Loving Yourself is a NO GUILT Zone
We live in a culture that gets great results using guilt but this method stands in the way when you try to love yourself unconditionally. Advertisers and your relationships know that to persuade, convince, control and manipulate you to buy comes from this not so golden word GUILT.
To truly love yourself unconditionally you need to step out of guilt. Let the pesky guy go find somewhere else to live.
When you start to live your life differently, and not play the same ball game as those around you, you may see a change in your relationships. In fact I can almost guarantee it. Others will feel threatened because you aren’t thinking and acting in a way to fit their pictures to the will play the GUILT card to get back their power over you.

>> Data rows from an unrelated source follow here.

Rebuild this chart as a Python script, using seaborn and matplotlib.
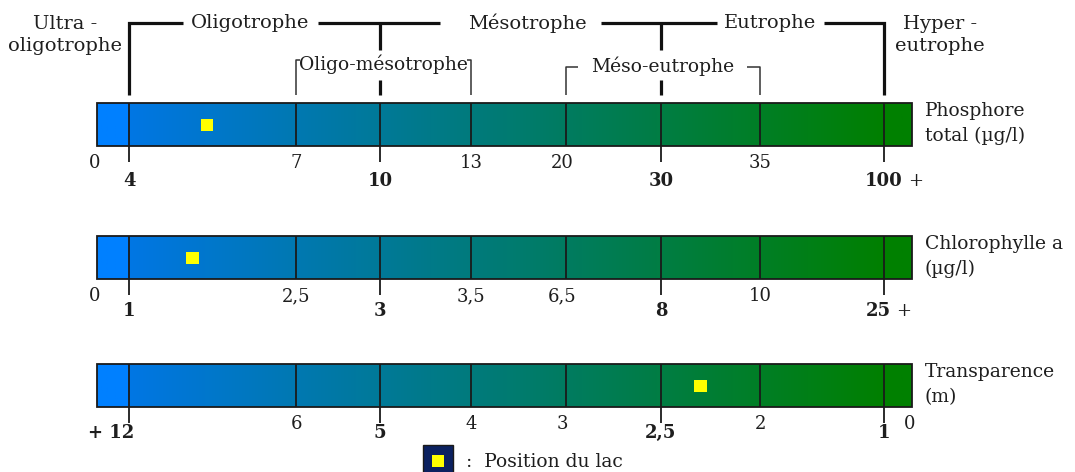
import numpy as np
import matplotlib
matplotlib.use("Agg")
import matplotlib.pyplot as plt
from matplotlib.patches import Rectangle
import seaborn as sns
import pandas as pd

# ---------------- data ----------------
row_labels = ["Phosphore\ntotal (µg/l)", "Chlorophylle a\n(µg/l)", "Transparence\n(m)"]
phos_ticks = ["0", "4", "7", "10", "13", "20", "30", "35", "100"]
phos_vals = [0, 4, 7, 10, 13, 20, 30, 35, 100]
chla_ticks = ["0", "1", "2,5", "3", "3,5", "6,5", "8", "10", "25"]
chla_vals = [0, 1, 2.5, 3, 3.5, 6.5, 8, 10, 25]
transp_ticks = ["12", "6", "5", "4", "3", "2,5", "2", "1", "0"]
transp_vals = [12, 6, 5, 4, 3, 2.5, 2, 1, 0]
lake_values = [5.4, 1.57, 2.3]
major_classes = ["Ultra -\noligotrophe", "Oligotrophe", "Mésotrophe", "Eutrophe", "Hyper -\neutrophe"]
sub_classes = ["Oligo-mésotrophe", "Méso-eutrophe"]
legend_label = ":  Position du lac"

# ---------------- layout ----------------
bounds_px = np.array([97, 129, 296, 380, 471, 566, 661, 760, 884, 912], dtype=float)
major_idx = {1, 3, 6, 8}
row_top = [103, 236, 364]
bar_h = 43
bold_off = [35, 32, 26]
tick_rows = [(phos_ticks, phos_vals, 0), (chla_ticks, chla_vals, 0), (transp_ticks, transp_vals, 1)]

sns.set_theme(style="white")
plt.rcParams["font.family"] = ["DejaVu Serif"]
TXT = "#1e1e1e"

fig = plt.figure(figsize=(10.75, 4.72), dpi=100)
fig.patch.set_facecolor("white")
ax = fig.add_axes([0, 0, 1, 1])
ax.set_xlim(0, 1075)
ax.set_ylim(472, 0)
ax.axis("off")

# gradient colour
def grad_colors(n):
    xs = np.linspace(bounds_px[0], bounds_px[-1], n)
    cols = np.zeros((1, n, 3))
    t = np.clip((xs - bounds_px[1]) / (bounds_px[8] - bounds_px[1]), 0, 1)
    cols[0, :, 0] = 0.0
    cols[0, :, 1] = (118 + 10 * t) / 255
    cols[0, :, 2] = (228 * (1 - t)) / 255
    first = xs < bounds_px[1]
    cols[0, first, :] = [0, 128 / 255, 1.0]
    last = xs >= bounds_px[8]
    cols[0, last, :] = [0, 128 / 255, 0]
    return cols

grad = grad_colors(900)

for r, top in enumerate(row_top):
    bot = top + bar_h
    ax.imshow(grad, extent=(bounds_px[0], bounds_px[-1], bot, top), aspect="auto",
              interpolation="bilinear", zorder=1)
    ax.add_patch(Rectangle((bounds_px[0], top), bounds_px[-1] - bounds_px[0], bar_h,
                           fill=False, ec="#1a1a1a", lw=1.3, zorder=3))
    for i in range(1, 9):
        x = bounds_px[i]
        y2 = bot + 16 if i in major_idx else bot
        ax.plot([x, x], [top, y2], color="#1a1a1a", lw=1.3, zorder=3,
                solid_capstyle="butt")
    # row label
    ax.text(925, top + bar_h / 2 - 1, row_labels[r], ha="left", va="center",
            fontsize=13.5, color=TXT, linespacing=1.45)
    # tick labels
    ticks, vals, start = tick_rows[r]
    for k, lab in enumerate(ticks):
        i = start + k
        x = bounds_px[i]
        if i in major_idx:
            yb_ = bot + bold_off[r]
            if r == 2 and i == 1:
                ax.text(x + 5, yb_, "+ " + lab, ha="right", va="center",
                        fontsize=13, fontweight="bold", color=TXT)
            else:
                dx = -6 if (i == 8 and r == 1) else 0
                t = ax.text(x + dx, yb_, lab, ha="center", va="center",
                            fontsize=13, fontweight="bold", color=TXT)
                if i == 8 and r < 2:
                    ax.annotate("+", xy=(1, 0.5), xycoords=t, xytext=(4, 0),
                                textcoords="offset points", ha="left", va="center",
                                fontsize=13, color=TXT)
        else:
            dx = -2 if i in (0, 9) else (-4 if i == 5 else 0)
            ax.text(x + dx, bot + 17, lab, ha="center", va="center",
                    fontsize=13, color=TXT)

# lake positions
lake_x = [
    np.interp(lake_values[0], phos_vals, bounds_px[0:9]),
    np.interp(lake_values[1], chla_vals, bounds_px[0:9]),
    np.interp(-lake_values[2], -np.array(transp_vals, dtype=float), bounds_px[1:10]),
]
lake_y = [t + bar_h / 2 + 0.5 for t in row_top]
df = pd.DataFrame({"x": lake_x, "y": lake_y})
sns.scatterplot(data=df, x="x", y="y", marker="s", s=78, color="#ffff00",
                edgecolor="none", linewidth=0, ax=ax, zorder=5, legend=False)
ax.set_xlim(0, 1075)
ax.set_ylim(472, 0)
ax.axis("off")

# ------------- class brackets -------------
K = "#111111"
thick = dict(color=K, lw=2.3, solid_capstyle="butt", solid_joinstyle="miter", zorder=4)
thin = dict(color="#333333", lw=1.1, solid_capstyle="butt", zorder=4)
yb = 23
ax.plot([bounds_px[1], bounds_px[1], 183], [95, yb, yb], **thick)
ax.plot([318, 440], [yb, yb], **thick)
ax.plot([bounds_px[3]] * 2, [yb, 50], **thick)
ax.plot([601, 717], [yb, yb], **thick)
ax.plot([bounds_px[6]] * 2, [yb, 50], **thick)
ax.plot([824, bounds_px[8], bounds_px[8]], [yb, yb, 95], **thick)
ax.plot([bounds_px[3]] * 2, [80, 95], **thick)
ax.plot([bounds_px[6]] * 2, [80, 95], **thick)

# sub-class brackets
ax.plot([bounds_px[2], bounds_px[2], 300], [95, 60, 60], **thin)
ax.plot([467, bounds_px[4], bounds_px[4]], [60, 60, 95], **thin)
ax.plot([bounds_px[5], bounds_px[5], 578], [95, 67, 67], **thin)
ax.plot([747, bounds_px[7], bounds_px[7]], [67, 67, 95], **thin)

ax.text(65, 35, major_classes[0], ha="center", va="center", fontsize=14,
        color=TXT, linespacing=1.3)
ax.text(250, yb, major_classes[1], ha="center", va="center", fontsize=14, color=TXT)
ax.text(527, yb, major_classes[2], ha="center", va="center", fontsize=14, color=TXT)
ax.text(770, yb, major_classes[3], ha="center", va="center", fontsize=14, color=TXT)
ax.text(940, 35, major_classes[4], ha="center", va="center", fontsize=14,
        color=TXT, linespacing=1.3)
ax.text(383, 64, sub_classes[0], ha="center", va="center", fontsize=13.5, color=TXT)
ax.text(663, 66, sub_classes[1], ha="center", va="center", fontsize=13.5, color=TXT)

# legend
ax.add_patch(Rectangle((423, 445), 30, 30, fc="#0b2160", ec="#1a1a1a", lw=1, zorder=5))
ax.add_patch(Rectangle((432, 455), 12, 12, fc="#ffff00", ec="none", zorder=6))
ax.text(466, 462, legend_label, ha="left", va="center", fontsize=13.5, color=TXT)

fig.savefig("out.png", dpi=100, facecolor="white")
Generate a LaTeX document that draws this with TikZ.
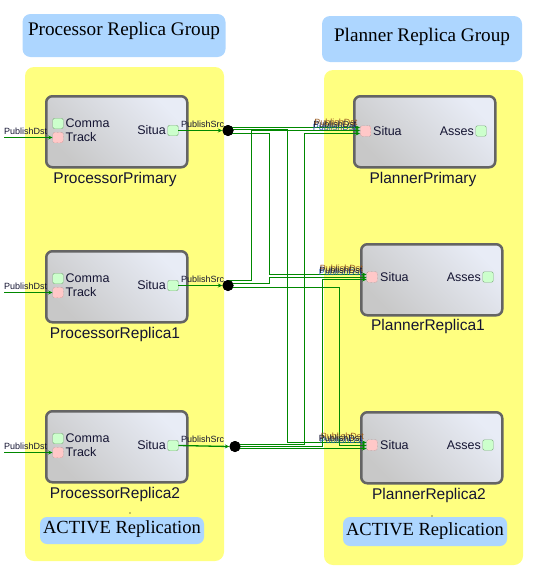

Often you or some one you know will use guilt to get back their control. Often parents (we love you dearly parents) slip into this behavior because it is all you know. Parents or others will use guilt, anger, and withdrawal of love to dominate. As a parent, I have used guilt too and it would actually work for a little while but then BAM like boomerang guilt would come back and put me down big time.
Here is the tricky part. When you feel lack of control you may feel you must manipulate or engage in power struggles to get what you want. You might fall into making excuses or tell white lies to protect other people’s feelings.
Listen closely to this next part, when you act in this way you do not love to yourself and you give your subconscious the message that who you are is not enough.
Yike! Yes that’s the way the subconscious plays the game.
How to Play a Clean Game
Don’t manipulate other people
Gain freedom by giving other’s their freedom
Know that you are gaining honesty for yourself
Have the courage to release control
Learn to detach from the reactions of others and most of all your own emotions
In conclusion, real control of your life is more successful when you find ways to love yourself unconditionally and that means looking at how you experience this freedom and at what cost. Guilt comes at a high price and is only successfully on the short term. So it is to your advantage to try slipping out of the guilt trap when you are tempted to use it to control others and yourself.